At no point in his interviews did Professor Bray call for violent protest.

He did make the irrefutable historical point that fascism has not been stopped by usual recourse to public debate and democratic electoral politics; we fought a war because of that fact.

He did assert his opinion that self-defense can be necessary at the hands of violent fascists. While that is of course a position open to debate—one entirely within his rights to express—in an article that ran almost simultaneously, Dartmouth quoted its own Distinguished Visiting Professor Cornel West to this effect:

…West told his Dartmouth class he was standing with 20 clergy members and social justice activists singing This Little Light of Mine while nine military-style units of white nationalists marched past them shouting and cursing in their faces.

“We would have been crushed like cockroaches if it were not for the anarchists and anti-fascists,” West said.

Most often quoted in the right-wing coverage has been Bray’s statement that free speech will not defeat fascism.

This statement has recently received endorsement from an unfortunate source: As one of the Charlottesville Nazis reportedly told his father, “’The thing about us fascists is, it’s not that we don’t believe in freedom of speech. You can say whatever you want. We’ll just throw you in an oven.’”

In the context of the interview, however, it is crucial to note that Professor Bray’s assertion came at the end of a discussion of organizing against Fascists in the 1920s and 30s. It was historically situated. Southern Poverty Law Center’s Richard Cohen argued that “the answer to bad speech is more speech.” Bray said: “We’ve seen that fail historically.

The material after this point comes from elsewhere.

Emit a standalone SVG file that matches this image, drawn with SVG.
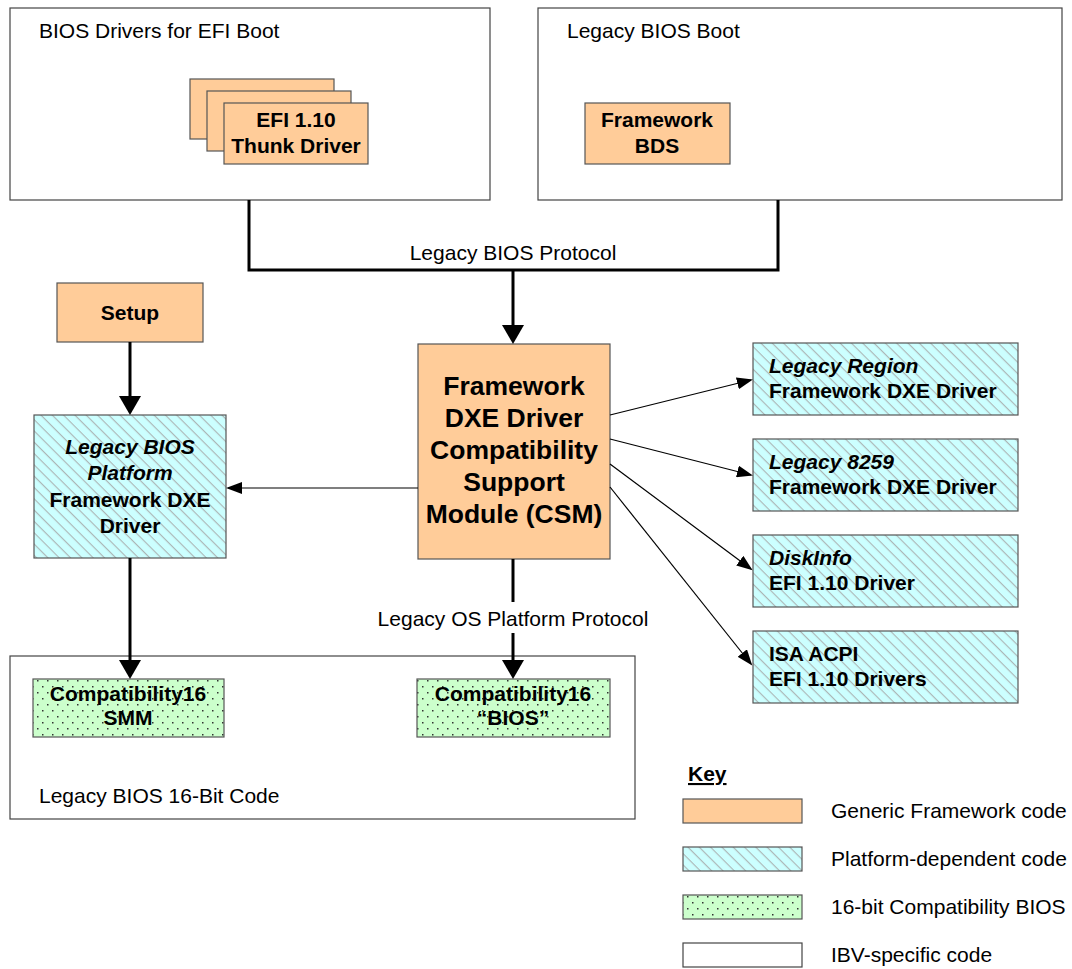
<svg xmlns="http://www.w3.org/2000/svg" width="1072" height="969" viewBox="0 0 1072 969">
  <defs>
    <style>
      text { font-family: "Liberation Sans", Arial, Helvetica, sans-serif; font-size: 21px; fill: #000; }
      .b { font-weight: bold; }
      .i { font-style: italic; }
      .mid { text-anchor: middle; }
      .csm { font-size: 26.5px; font-weight: bold; }
      .ibv { fill: #fff; stroke: #444; stroke-width: 1.2; }
      .gen { fill: #ffcc99; stroke: #555; stroke-width: 1.2; }
      .plat { fill: url(#hatch); stroke: #555; stroke-width: 1.2; }
      .bios16 { fill: url(#dots); stroke: #555; stroke-width: 1.2; }
      .thick { fill: none; stroke: #000; stroke-width: 3; }
      .thin { fill: none; stroke: #000; stroke-width: 1.2; }
    </style>
    <!-- diagonal hatching for platform-dependent code -->
    <pattern id="hatch" width="8" height="8" patternUnits="userSpaceOnUse" patternTransform="rotate(45)">
      <rect width="8" height="8" fill="#ccffff"/>
      <line x1="0" y1="0.6" x2="8" y2="0.6" stroke="#aab2b2" stroke-width="1.1"/>
    </pattern>
    <!-- dotted fill for 16-bit compatibility code -->
    <pattern id="dots" width="10" height="12" patternUnits="userSpaceOnUse">
      <rect width="10" height="12" fill="#ccffcc"/>
      <rect x="2" y="2" width="1.5" height="1.5" fill="#333"/>
      <rect x="7" y="8" width="1.5" height="1.5" fill="#333"/>
    </pattern>
    <marker id="headBig" markerUnits="userSpaceOnUse" markerWidth="20" markerHeight="22" refX="15" refY="11" orient="auto">
      <path d="M0,0 L19,11 L0,22 z" fill="#000"/>
    </marker>
    <marker id="headSmall" markerUnits="userSpaceOnUse" markerWidth="17" markerHeight="12" refX="14" refY="6" orient="auto">
      <path d="M0,0 L16,6 L0,12 z" fill="#000"/>
    </marker>
  </defs>

  <rect width="1072" height="969" fill="#fff"/>

  <!-- top containers -->
  <g id="bios-drivers-efi-boot">
    <rect class="ibv" x="10" y="8" width="480" height="192"/>
    <text x="39" y="38">BIOS Drivers for EFI Boot</text>
  </g>
  <g id="thunk-driver">
    <rect class="gen" x="190" y="79" width="144" height="60"/>
    <rect class="gen" x="207" y="91" width="144" height="60"/>
    <rect class="gen" x="224" y="103" width="144" height="61"/>
    <text class="b mid" x="296" y="127">EFI 1.10</text>
    <text class="b mid" x="296" y="153">Thunk Driver</text>
  </g>
  <g id="legacy-bios-boot">
    <rect class="ibv" x="538" y="8" width="524" height="192"/>
    <text x="567" y="38">Legacy BIOS Boot</text>
  </g>
  <g id="framework-bds">
    <rect class="gen" x="585" y="103" width="145" height="61"/>
    <text class="b mid" x="657" y="127">Framework</text>
    <text class="b mid" x="657" y="153">BDS</text>
  </g>

  <g id="setup">
    <rect class="gen" x="57" y="283" width="146" height="59"/>
    <text class="b mid" x="130" y="320">Setup</text>
  </g>

  <g id="legacy-bios-platform">
    <rect class="plat" x="34" y="415" width="192" height="143"/>
    <text class="b i mid" x="130" y="454">Legacy BIOS</text>
    <text class="b i mid" x="130" y="480">Platform</text>
    <text class="b mid" x="130" y="507">Framework DXE</text>
    <text class="b mid" x="130" y="533">Driver</text>
  </g>

  <g id="csm">
    <rect class="gen" x="418" y="344" width="192" height="215"/>
    <text class="csm mid" x="514" y="395">Framework</text>
    <text class="csm mid" x="514" y="427">DXE Driver</text>
    <text class="csm mid" x="514" y="459">Compatibility</text>
    <text class="csm mid" x="514" y="491">Support</text>
    <text class="csm mid" x="514" y="523">Module (CSM)</text>
  </g>

  <g id="legacy-region">
    <rect class="plat" x="753" y="343" width="265" height="72"/>
    <text class="b i" x="769" y="373">Legacy Region</text>
    <text class="b" x="769" y="398">Framework DXE Driver</text>
  </g>
  <g id="legacy-8259">
    <rect class="plat" x="753" y="439" width="265" height="72"/>
    <text class="b i" x="769" y="469">Legacy 8259</text>
    <text class="b" x="769" y="494">Framework DXE Driver</text>
  </g>
  <g id="diskinfo">
    <rect class="plat" x="753" y="535" width="265" height="72"/>
    <text class="b i" x="769" y="565">DiskInfo</text>
    <text class="b" x="769" y="590">EFI 1.10 Driver</text>
  </g>
  <g id="isa-acpi">
    <rect class="plat" x="753" y="631" width="265" height="72"/>
    <text class="b" x="769" y="661">ISA ACPI</text>
    <text class="b" x="769" y="686">EFI 1.10 Drivers</text>
  </g>

  <g id="legacy-bios-16bit">
    <rect class="ibv" x="10" y="656" width="625" height="163"/>
    <text x="39" y="803">Legacy BIOS 16-Bit Code</text>
  </g>
  <g id="compat16-smm">
    <rect class="bios16" x="33" y="679" width="191" height="58"/>
    <text class="b mid" x="128" y="701">Compatibility16</text>
    <text class="b mid" x="128" y="725">SMM</text>
  </g>
  <g id="compat16-bios">
    <rect class="bios16" x="417" y="679" width="193" height="58"/>
    <text class="b mid" x="513" y="701">Compatibility16</text>
    <text class="b mid" x="513" y="725">“BIOS”</text>
  </g>

  <!-- connectors -->
  <g id="connectors">
    <path class="thick" d="M249,200 V270 H778 V200"/>
    <path class="thick" d="M513,270 V340" marker-end="url(#headBig)"/>
    <path class="thick" d="M130,342 V411" marker-end="url(#headBig)"/>
    <path class="thick" d="M130,558 V675" marker-end="url(#headBig)"/>
    <path class="thick" d="M513,559 V602"/>
    <path class="thick" d="M513,633 V675" marker-end="url(#headBig)"/>
    <path class="thin" d="M418,488 H228" marker-end="url(#headSmall)"/>
    <path class="thin" d="M610,415 L751,380" marker-end="url(#headSmall)"/>
    <path class="thin" d="M610,439 L751,475" marker-end="url(#headSmall)"/>
    <path class="thin" d="M610,464 L751,569" marker-end="url(#headSmall)"/>
    <path class="thin" d="M610,487 L751,664" marker-end="url(#headSmall)"/>
    <text class="mid" x="513" y="260">Legacy BIOS Protocol</text>
    <text class="mid" x="513" y="626">Legacy OS Platform Protocol</text>
  </g>

  <!-- key -->
  <g id="key">
    <text class="b" x="688" y="781" text-decoration="underline">Key</text>
    <rect class="gen" x="683" y="799" width="119" height="24"/>
    <text x="831" y="818">Generic Framework code</text>
    <rect class="plat" x="683" y="847" width="119" height="24"/>
    <text x="831" y="866">Platform-dependent code</text>
    <rect class="bios16" x="683" y="895" width="119" height="24"/>
    <text x="831" y="914">16-bit Compatibility BIOS</text>
    <rect class="ibv" x="683" y="943" width="119" height="24"/>
    <text x="831" y="962">IBV-specific code</text>
  </g>
</svg>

I mean, fascism cannot be defeated through speech…. I can tell you from my book, from my research, there’s lots of empirical examples historically of anti-fascism working and stopping these groups from growing.”

These statements were intentionally, and predictably, distorted by the former Dartmouth Review editor Sandor Farkas, and then by right-wing media which feed on Campus Reform by mutual design. The tone and content of Dartmouth’s statement takes at face value the distortions presented as truth by Farkas, Breitbart, and Daily Caller reporters, as though they were somehow more credible sources than Professor Bray himself—had anyone contacted him—or the transcripts and published pieces widely available for the College’s representatives to check for themselves. There is nothing that Professor Bray has said that is in violation of Dartmouth’s stated free speech and academic freedom policies.

We urge you to consider the lasting damage to Dartmouth’s reputation that follows from such actions as well as the personal danger in which Professor Bray now finds himself. We request that Dartmouth remove the statement on Professor Bray; apologize to him for exposing him to entirely predictable possibility of physical harm; and initiate a review of peer-institution norms and recommended procedures on how to react when such a situation arises again — as it most certainly will.